Para se compreender o pouco conhecimento que é proporcionado ao comprador de um espaço para habitação, é comum comparar-se a informação fornecida no acto de compra de um iogurte e de uma casa,  O futuro e maravilhado proprietário do imóvel é também uma pessoa ignorante quanto ao tipo de tubagem utilizada na rede de águas, quanto à existência ou não de isolamentos térmicos e de qual o tipo de pormenores utilizados no remate da cobertura.

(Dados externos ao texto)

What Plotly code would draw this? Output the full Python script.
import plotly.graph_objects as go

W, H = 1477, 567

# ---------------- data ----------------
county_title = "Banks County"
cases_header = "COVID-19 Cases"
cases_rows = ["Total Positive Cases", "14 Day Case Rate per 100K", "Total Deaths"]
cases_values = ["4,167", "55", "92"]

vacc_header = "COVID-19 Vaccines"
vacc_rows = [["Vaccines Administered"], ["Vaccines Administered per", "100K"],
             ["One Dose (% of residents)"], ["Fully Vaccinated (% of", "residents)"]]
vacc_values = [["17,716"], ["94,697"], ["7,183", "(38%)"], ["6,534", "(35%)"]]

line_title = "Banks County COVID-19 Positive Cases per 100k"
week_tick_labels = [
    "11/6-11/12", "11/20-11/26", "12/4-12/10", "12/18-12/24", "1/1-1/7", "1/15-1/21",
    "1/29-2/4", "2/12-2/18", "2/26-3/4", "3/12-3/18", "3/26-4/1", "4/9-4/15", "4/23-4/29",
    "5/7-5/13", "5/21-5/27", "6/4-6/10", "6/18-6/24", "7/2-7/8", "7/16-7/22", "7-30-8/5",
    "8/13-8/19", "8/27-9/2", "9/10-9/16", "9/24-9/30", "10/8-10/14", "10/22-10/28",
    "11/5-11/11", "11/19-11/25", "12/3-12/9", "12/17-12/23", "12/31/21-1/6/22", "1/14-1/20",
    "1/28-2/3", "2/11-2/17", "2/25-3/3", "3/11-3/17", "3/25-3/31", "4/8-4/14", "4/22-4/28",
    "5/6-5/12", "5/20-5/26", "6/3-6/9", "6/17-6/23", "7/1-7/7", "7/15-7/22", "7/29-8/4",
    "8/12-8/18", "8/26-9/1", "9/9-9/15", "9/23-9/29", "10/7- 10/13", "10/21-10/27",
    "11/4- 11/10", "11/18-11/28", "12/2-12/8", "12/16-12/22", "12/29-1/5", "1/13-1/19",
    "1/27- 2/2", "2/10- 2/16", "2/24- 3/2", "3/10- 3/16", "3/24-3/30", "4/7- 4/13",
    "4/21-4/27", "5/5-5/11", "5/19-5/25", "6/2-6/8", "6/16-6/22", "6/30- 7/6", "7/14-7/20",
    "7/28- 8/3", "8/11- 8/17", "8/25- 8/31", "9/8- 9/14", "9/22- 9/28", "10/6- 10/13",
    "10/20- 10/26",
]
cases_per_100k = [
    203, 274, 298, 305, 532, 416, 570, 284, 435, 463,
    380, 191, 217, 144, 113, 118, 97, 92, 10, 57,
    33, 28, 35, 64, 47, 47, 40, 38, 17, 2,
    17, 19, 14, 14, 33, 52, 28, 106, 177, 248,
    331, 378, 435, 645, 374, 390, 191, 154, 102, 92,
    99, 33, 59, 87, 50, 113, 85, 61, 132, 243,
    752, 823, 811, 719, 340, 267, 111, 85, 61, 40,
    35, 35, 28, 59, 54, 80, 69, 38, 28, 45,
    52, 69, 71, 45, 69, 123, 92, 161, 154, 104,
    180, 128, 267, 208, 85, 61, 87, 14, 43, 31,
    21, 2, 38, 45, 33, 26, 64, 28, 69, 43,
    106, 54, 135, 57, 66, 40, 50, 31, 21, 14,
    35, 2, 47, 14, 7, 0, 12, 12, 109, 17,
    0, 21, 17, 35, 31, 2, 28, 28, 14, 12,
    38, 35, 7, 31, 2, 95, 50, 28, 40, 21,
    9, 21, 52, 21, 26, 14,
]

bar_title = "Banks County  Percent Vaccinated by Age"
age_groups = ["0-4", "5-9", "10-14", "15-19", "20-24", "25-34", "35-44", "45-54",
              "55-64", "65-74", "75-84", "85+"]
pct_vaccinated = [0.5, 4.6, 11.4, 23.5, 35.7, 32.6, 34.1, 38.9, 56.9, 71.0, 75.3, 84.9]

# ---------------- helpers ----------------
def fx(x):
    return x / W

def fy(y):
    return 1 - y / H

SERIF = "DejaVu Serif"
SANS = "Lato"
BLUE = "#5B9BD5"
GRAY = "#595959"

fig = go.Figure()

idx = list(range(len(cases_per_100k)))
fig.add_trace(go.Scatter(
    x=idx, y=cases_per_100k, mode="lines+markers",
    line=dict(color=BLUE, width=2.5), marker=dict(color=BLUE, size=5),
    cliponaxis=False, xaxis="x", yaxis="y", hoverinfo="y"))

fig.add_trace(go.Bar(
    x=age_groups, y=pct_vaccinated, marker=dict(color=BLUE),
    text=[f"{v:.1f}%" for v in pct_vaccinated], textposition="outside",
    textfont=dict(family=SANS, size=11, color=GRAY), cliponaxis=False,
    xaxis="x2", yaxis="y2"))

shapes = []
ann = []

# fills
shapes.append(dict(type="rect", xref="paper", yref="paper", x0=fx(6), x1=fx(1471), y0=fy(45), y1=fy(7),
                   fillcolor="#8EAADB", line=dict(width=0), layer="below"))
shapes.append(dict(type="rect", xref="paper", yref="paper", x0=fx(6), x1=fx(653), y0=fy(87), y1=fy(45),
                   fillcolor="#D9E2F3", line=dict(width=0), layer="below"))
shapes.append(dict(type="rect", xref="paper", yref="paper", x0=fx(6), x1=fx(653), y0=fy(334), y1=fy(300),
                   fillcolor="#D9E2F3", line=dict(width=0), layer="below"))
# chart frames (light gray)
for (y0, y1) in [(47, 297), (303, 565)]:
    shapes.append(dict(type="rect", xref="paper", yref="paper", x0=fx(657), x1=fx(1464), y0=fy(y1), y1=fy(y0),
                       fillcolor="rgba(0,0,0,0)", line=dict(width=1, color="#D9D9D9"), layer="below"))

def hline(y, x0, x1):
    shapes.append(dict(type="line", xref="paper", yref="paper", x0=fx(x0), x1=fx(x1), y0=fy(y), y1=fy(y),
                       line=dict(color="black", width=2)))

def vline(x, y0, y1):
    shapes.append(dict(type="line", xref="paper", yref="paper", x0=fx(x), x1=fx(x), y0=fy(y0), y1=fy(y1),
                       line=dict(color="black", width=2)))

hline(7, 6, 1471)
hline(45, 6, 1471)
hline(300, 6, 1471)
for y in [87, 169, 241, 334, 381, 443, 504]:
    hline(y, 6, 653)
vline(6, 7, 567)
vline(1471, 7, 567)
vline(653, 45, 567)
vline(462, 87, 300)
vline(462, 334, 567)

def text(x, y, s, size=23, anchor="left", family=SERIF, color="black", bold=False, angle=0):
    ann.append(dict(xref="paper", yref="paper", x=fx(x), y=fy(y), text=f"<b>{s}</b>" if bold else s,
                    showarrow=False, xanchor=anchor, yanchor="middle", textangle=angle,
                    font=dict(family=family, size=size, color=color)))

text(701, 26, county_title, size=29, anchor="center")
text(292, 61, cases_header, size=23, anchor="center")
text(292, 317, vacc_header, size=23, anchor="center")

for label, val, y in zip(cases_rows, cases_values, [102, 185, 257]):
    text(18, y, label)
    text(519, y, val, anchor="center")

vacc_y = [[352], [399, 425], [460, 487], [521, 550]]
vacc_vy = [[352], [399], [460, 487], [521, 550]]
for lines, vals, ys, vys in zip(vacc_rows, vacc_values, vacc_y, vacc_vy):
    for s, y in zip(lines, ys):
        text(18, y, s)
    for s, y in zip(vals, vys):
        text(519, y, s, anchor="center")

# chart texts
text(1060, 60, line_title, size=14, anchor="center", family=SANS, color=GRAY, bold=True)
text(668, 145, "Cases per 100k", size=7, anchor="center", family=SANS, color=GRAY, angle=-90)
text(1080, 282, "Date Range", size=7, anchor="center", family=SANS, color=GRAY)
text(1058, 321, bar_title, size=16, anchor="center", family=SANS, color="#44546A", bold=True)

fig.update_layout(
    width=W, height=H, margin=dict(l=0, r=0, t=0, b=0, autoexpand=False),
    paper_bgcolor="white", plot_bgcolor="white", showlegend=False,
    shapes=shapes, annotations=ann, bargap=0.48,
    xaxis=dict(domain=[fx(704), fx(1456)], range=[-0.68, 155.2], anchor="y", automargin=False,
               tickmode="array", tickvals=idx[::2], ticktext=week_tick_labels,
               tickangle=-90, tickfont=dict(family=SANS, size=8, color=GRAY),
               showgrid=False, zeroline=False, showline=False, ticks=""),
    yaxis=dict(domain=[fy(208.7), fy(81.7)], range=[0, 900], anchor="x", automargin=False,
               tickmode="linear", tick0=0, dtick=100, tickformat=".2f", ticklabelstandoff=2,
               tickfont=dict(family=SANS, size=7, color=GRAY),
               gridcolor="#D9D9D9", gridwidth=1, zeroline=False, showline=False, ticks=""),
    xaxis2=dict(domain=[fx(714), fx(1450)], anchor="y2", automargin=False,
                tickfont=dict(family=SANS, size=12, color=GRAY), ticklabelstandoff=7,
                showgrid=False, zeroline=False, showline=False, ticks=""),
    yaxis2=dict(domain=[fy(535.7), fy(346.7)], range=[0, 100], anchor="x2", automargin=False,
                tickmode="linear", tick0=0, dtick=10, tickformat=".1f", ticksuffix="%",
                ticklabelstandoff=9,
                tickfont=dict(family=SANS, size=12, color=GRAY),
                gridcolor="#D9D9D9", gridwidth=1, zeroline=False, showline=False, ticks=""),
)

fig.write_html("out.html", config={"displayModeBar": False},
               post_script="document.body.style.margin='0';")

Num confronto: pasta láctea açucarada vs sonho de uma vida, ganha o alimento diário dos putos. Uma vez que o melhor do mundo são as crianças, faz algum sentido, não?


Fui a visitante nº1000 deste blog. Já passaram alguns dias, é certo, mas ver 4 algarismos no contador de visitas pareceu-me bem. Na altura não festejei mas um destes dias vou ter direito a 1 fatia de bolo brigadeiro temperada com arrogância.

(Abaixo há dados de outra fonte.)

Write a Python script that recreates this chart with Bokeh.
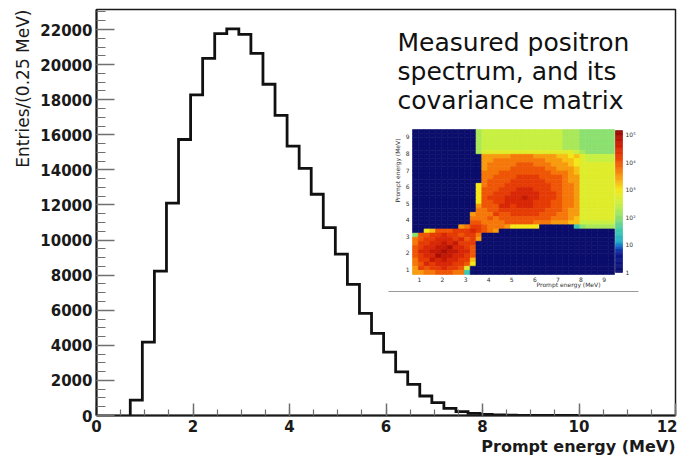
import math
import numpy as np
from bokeh.plotting import figure
from bokeh.models import Range1d, Label, Title, SingleIntervalTicker, LinearColorMapper, ColumnDataSource
from bokeh.core.properties import value
from bokeh.embed import file_html
from bokeh.resources import INLINE

# ---------------- data ----------------
energy_bin_start = 0.7      # MeV, lower edge of first bin
energy_bin_width = 0.25     # MeV
entries = [880, 4180, 8230, 12110, 15730, 18270, 20350, 21770, 22040, 21720,
           20640, 18880, 17100, 15350, 14080, 12610, 10710, 9200, 7470, 5820,
           4680, 3610, 2490, 1770, 1110, 730, 410, 220, 120, 60,
           35, 20, 12, 8, 5, 3, 2]

x_tick_interval = 2
y_tick_interval = 2000
x_label = "Prompt energy (MeV)"
y_label = "Entries/(0.25 MeV)"
annotation_lines = ["Measured positron", "spectrum, and its", "covariance matrix"]

# covariance matrix inset: 35 x 35 cells of 0.25 MeV, from 0.7 MeV.
# one character per cell, code index * 0.25 = log10(entry); top row first
cov_bin_start = 0.7
cov_bin_width = 0.25
cov_codes = "0123456789abcdefghijkl"
cov_decades_per_code = 0.25
cov_rows = [
    "0" * 11 + "9" + "a" * 14 + "999" + "888888",
    "0" * 11 + "9" + "a" * 14 + "999" + "888888",
    "0" * 11 + "9" + "a" * 14 + "999" + "888888",
    "0" * 11 + "9" + "a" * 14 + "999" + "888888",
    "0" * 11 + "9" + "a" * 14 + "999" + "888888",
    "0" * 11 + "9" + "b" * 16 + "a" + "988888",
    "0" * 10 + "0" + "0" + "eeeeeffffeeeeddcd" + "baaaaa",
    "0" * 10 + "0" + "0" + "eefffffffffeeeddc" + "baaaaa",
    "0" * 10 + "0" + "0" + "efffffgggfffeeedc" + "bbbbbb",
    "0" * 10 + "0" + "0" + "effffggggggffeeed" + "bbbbbb",
    "0" * 10 + "0" + "0" + "fffgggggggggfffed" + "bbbbbb",
    "0" * 10 + "0" + "0" + "ffgggghhhhggggfee" + "bbbbbb",
    "0" * 10 + "0" + "0" + "fgggghhhhhhgggfee" + "bbbbbb",
    "0" * 10 + "0" + "c" + "fggghhhhhhhhggffe" + "bbbbbb",
    "0" * 10 + "0" + "c" + "ggghhhiiihhhggffe" + "bbbbbb",
    "0" * 10 + "0" + "c" + "gghhhiiiiihhhgffe" + "bbbbbb",
    "0" * 10 + "0" + "c" + "ghhhiiijiihhhgffe" + "bbbbbb",
    "0" * 10 + "0" + "c" + "gghhiiiiihhhggffe" + "bbbbbb",
    "0" * 10 + "0" + "e" + "gggiihiiihhhggffe" + "bbbbbb",
    "0" * 10 + "0" + "f" + "fgghhhhhhhhgggfee" + "bbbbbb",
    "0" * 10 + "e" + "f" + "ffhgghhhhhgggffee" + "bbbbbb",
    "0" * 10 + "f" + "f" + "fgfgggggggggfffed" + "bbbbbb",
    "0" * 10 + "g" + "g" + "ffffgggggfffeeedd" + "aaaaaa",
    "0" * 8 + "efh" + "h" + "gfffe" + "ccccc" + "000000" + "6" + "899999",
    "00cdggghhhihgfe" + "0" * 20,
    "8gghhihhgh" + "h" + "f" + "0" * 23,
    "fghhiiihig" + "h" + "e" + "0" * 23,
    "fhhiijijhh" + "h" + "0" + "0" * 23,
    "ghiijjkiih" + "g" + "0" + "0" * 23,
    "giijjkjjii" + "g" + "0" + "0" * 23,
    "ghiikjjiih" + "g" + "0" + "0" * 23,
    "fhhjijiihh" + "d" + "0" + "0" * 23,
    "fgihiiihhg" + "c" + "0" + "0" * 23,
    "ehghhihhgb" + "0" + "0" + "0" * 23,
    "eeffgggff6" + "0" + "0" + "0" * 23,
]
inset_tick_values = [1, 2, 3, 4, 5, 6, 7, 8, 9]
cbar_decades = [0, 1, 2, 3, 4, 5]
cbar_labels = ["1", "10", "10\u00b2", "10\u00b3", "10\u2074", "10\u2075"]
cbar_max_decade = 5.15

# ---------------- layout (pixels on the page) ----------------
W, H = 677, 463
LB, RB, TB, BB = 96, 2, 9, 48
FW = W - LB - RB
FH = H - TB - BB
X_MAX = 12.0
Y_MAX = 23140.0
FL, FR, FT, FBOT = LB, W - RB, TB, H - BB


def dx(px):
    return (px - FL) / FW * X_MAX


def dy(py):
    return (FBOT - py) / FH * Y_MAX


# inset frame (page px)
INS_L, INS_R, INS_T, INS_B = 412, 614, 129, 274
NCOV = len(cov_rows)
E0 = cov_bin_start
E1 = cov_bin_start + NCOV * cov_bin_width
KX = (INS_R - INS_L) / (E1 - E0)
KY = (INS_B - INS_T) / (E1 - E0)


def ix(px):
    return E0 + (px - INS_L) / KX


def iy(py):
    return E0 + (INS_B - py) / KY


# ---------------- palette ----------------
anchors = [(0.0, "#0b0d6b"), (0.7, "#0b1a90"), (0.95, "#1060c8"), (1.1, "#20a8c8"),
           (1.5, "#3cc8b0"), (2.0, "#8ce070"), (2.5, "#c8f040"), (3.0, "#f4e818"),
           (3.4, "#f8a810"), (3.8, "#f47008"), (4.2, "#e84004"), (4.6, "#d22006"),
           (5.0, "#a80e04"), (5.25, "#800404")]
P_LO, P_HI = 0.0, 5.25


def hex2rgb(h):
    return tuple(int(h[k:k + 2], 16) for k in (1, 3, 5))


palette = []
for t in np.linspace(P_LO, P_HI, 256):
    for (a, ca), (b, cb) in zip(anchors[:-1], anchors[1:]):
        if a <= t <= b:
            f = (t - a) / (b - a)
            r1, g1, b1 = hex2rgb(ca)
            r2, g2, b2 = hex2rgb(cb)
            palette.append("#%02x%02x%02x" % (round(r1 + f * (r2 - r1)),
                                              round(g1 + f * (g2 - g1)),
                                              round(b1 + f * (b2 - b1))))
            break
mapper = LinearColorMapper(palette=palette, low=P_LO, high=P_HI)

# ---------------- figure ----------------
p = figure(width=W, height=H, x_range=Range1d(0, X_MAX), y_range=Range1d(0, Y_MAX),
           output_backend="svg", toolbar_location=None,
           min_border_left=LB, min_border_right=RB, min_border_top=TB, min_border_bottom=BB)
p.grid.visible = False
p.outline_line_color = "#1a1a1a"
p.outline_line_width = 1.5
p.background_fill_color = "white"
p.border_fill_color = "white"

p.xaxis.ticker = SingleIntervalTicker(interval=x_tick_interval, num_minor_ticks=4)
p.yaxis.ticker = SingleIntervalTicker(interval=y_tick_interval, num_minor_ticks=4)
for ax in (p.xaxis[0], p.yaxis[0]):
    ax.axis_line_width = 2
    ax.axis_line_color = "#1a1a1a"
    ax.major_tick_out = 0
    ax.minor_tick_out = 0
    ax.major_tick_line_color = "#707070"
    ax.minor_tick_line_color = "#707070"
    ax.major_tick_line_width = 1.5
    ax.minor_tick_line_width = 1.2
    ax.major_label_text_font = "DejaVu Sans"
    ax.major_label_text_font_style = "bold"
    ax.major_label_text_font_size = "15px"
    ax.major_label_text_color = "#1a1a1a"
    ax.major_label_standoff = 4
p.xaxis.major_tick_in = 12
p.xaxis.minor_tick_in = 6
p.yaxis.major_tick_in = 18
p.yaxis.minor_tick_in = 9

# axis titles (outside the frame)
p.add_layout(Title(text=y_label, align="right", text_font="DejaVu Sans",
                   text_font_size="17px", text_font_style="normal", text_color="#1a1a1a",
                   standoff=10, offset=0), "left")
p.add_layout(Title(text=x_label, align="right", text_font="DejaVu Sans",
                   text_font_size="16px", text_font_style="bold", text_color="#1a1a1a",
                   standoff=1, offset=0), "below")

# histogram outline
edges = energy_bin_start + energy_bin_width * np.arange(len(entries) + 1)
hx = np.repeat(edges, 2)
hy = np.concatenate([[0], np.repeat(entries, 2), [0]])
p.line(hx, hy, line_color="#111111", line_width=2.8, line_join="miter")

# ---------------- inset ----------------
p.extra_x_ranges = {"ins": Range1d(ix(FL), ix(FR))}
p.extra_y_ranges = {"ins": Range1d(iy(FBOT), iy(FT))}

lefts, rights, bottoms, tops, lv = [], [], [], [], []
for r, row in enumerate(cov_rows):
    row = row.ljust(NCOV, "0")[:NCOV]
    j = NCOV - 1 - r
    for i, ch in enumerate(row):
        lefts.append(cov_bin_start + i * cov_bin_width)
        rights.append(cov_bin_start + (i + 1) * cov_bin_width)
        bottoms.append(cov_bin_start + j * cov_bin_width)
        tops.append(cov_bin_start + (j + 1) * cov_bin_width)
        lv.append(cov_codes.index(ch) * cov_decades_per_code)
src = ColumnDataSource(dict(left=lefts, right=rights, bottom=bottoms, top=tops, lv=lv))
p.quad(left="left", right="right", bottom="bottom", top="top", source=src,
       fill_color={"field": "lv", "transform": mapper},
       line_color={"field": "lv", "transform": mapper}, line_width=0.6,
       x_range_name="ins", y_range_name="ins")

# colour bar
CB_L, CB_R, CB_B, CB_T = 615, 622, 272, 130
nseg = 120
seg = np.linspace(0, cbar_max_decade, nseg + 1)
cb_y = iy(CB_B) + (iy(CB_T) - iy(CB_B)) * seg / cbar_max_decade
cb_src = ColumnDataSource(dict(bottom=cb_y[:-1], top=cb_y[1:], lv=(seg[:-1] + seg[1:]) / 2))
p.quad(left=ix(CB_L), right=ix(CB_R), bottom="bottom", top="top", source=cb_src,
       fill_color={"field": "lv", "transform": mapper},
       line_color={"field": "lv", "transform": mapper}, line_width=0.6,
       x_range_name="ins", y_range_name="ins")
cbl_y = [iy(CB_B) + (iy(CB_T) - iy(CB_B)) * d / cbar_max_decade for d in cbar_decades]
p.text(x=[ix(625)] * len(cbar_labels), y=cbl_y, text=cbar_labels,
       text_font=value("DejaVu Sans"), text_font_size="6px", text_color="#333333",
       text_baseline="middle", text_align="left", x_range_name="ins", y_range_name="ins")

# inset tick labels
p.text(x=inset_tick_values, y=[iy(INS_B + 2)] * len(inset_tick_values),
       text=[str(v) for v in inset_tick_values],
       text_font=value("DejaVu Sans"), text_font_size="6px", text_color="#333333",
       text_baseline="top", text_align="center", x_range_name="ins", y_range_name="ins")
p.text(x=[ix(INS_L - 3)] * len(inset_tick_values), y=inset_tick_values,
       text=[str(v) for v in inset_tick_values],
       text_font=value("DejaVu Sans"), text_font_size="6px", text_color="#333333",
       text_baseline="middle", text_align="right", x_range_name="ins", y_range_name="ins")
p.text(x=[ix(600)], y=[iy(284)], text=[x_label],
       text_font=value("DejaVu Sans"), text_font_size="6px", text_color="#333333",
       text_baseline="middle", text_align="right", x_range_name="ins", y_range_name="ins")
p.text(x=[ix(397)], y=[iy(138)], text=[x_label], angle=math.pi / 2,
       text_font=value("DejaVu Sans"), text_font_size="6px", text_color="#333333",
       text_baseline="middle", text_align="right", x_range_name="ins", y_range_name="ins")
# separator under the inset
p.line(x=[ix(388), ix(638)], y=[iy(291), iy(291)], line_color="#9a9a9a", line_width=1.2,
       x_range_name="ins", y_range_name="ins")

# ---------------- annotation text ----------------
for k, line in enumerate(annotation_lines):
    p.add_layout(Label(x=dx(397), y=dy(41.7 + 29.2 * k), text=line,
                       text_font="DejaVu Sans", text_font_size="25px", text_color="#111111",
                       text_align="left", text_baseline="alphabetic"))

open("out.html", "w").write(file_html(p, INLINE))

terça-feira, 19 de janeiro de 2010

Alugam-se torres

Houve um tempo em que as raparigas sonhavam que eram princesas em torres e que o seu cavaleiro branco apareceria. Elas estenderiam os seus longos cabelos lisos, pela janela deixando entrar assim o seu amor.

Acontece que estamos no séc. XXI, as princesas saíram das suas torres, e foram conhecer o mundo. Queimaram os corpetes de barba de baleia e optaram por cortes de cabelo mais práticos e desalinhados.

Nos vastos territórios pontuados por torres imaginamos espaços abandonados, repletos de aranhiços e vegetação. Um negócio em potência para a reabilitação e o turismo rural!


Contudo as torres não estão vazias…

Os novos habitantes são versões recentes de princesinhas, ainda mais rápidos a lançarem os longos cabelos a quem passe. Cavaleiros cansados de apanhar chuva, esquecidos das lutas com os dragões, cavaleiros que simplesmente não deixam as suas espadas enferrujar porque as entregam às princesas enquanto lhes dizem:
- Agora podes lutar por mim.

As atitudes das outrora princesas são distintas:

- Algumas pegam nas espadas e combatem com alguém só para demonstrar ao seu amado inseguro que sabem defender territórios;

- Outras pegam nas espadas para expulsar o cavaleiro princesinha da torre;

- Outras, ainda, pousam a espada e chegam a acordo quanto ao preço de aluguer da torre, que tem valor histórico significativo e uma vista fantástica sobre a serra.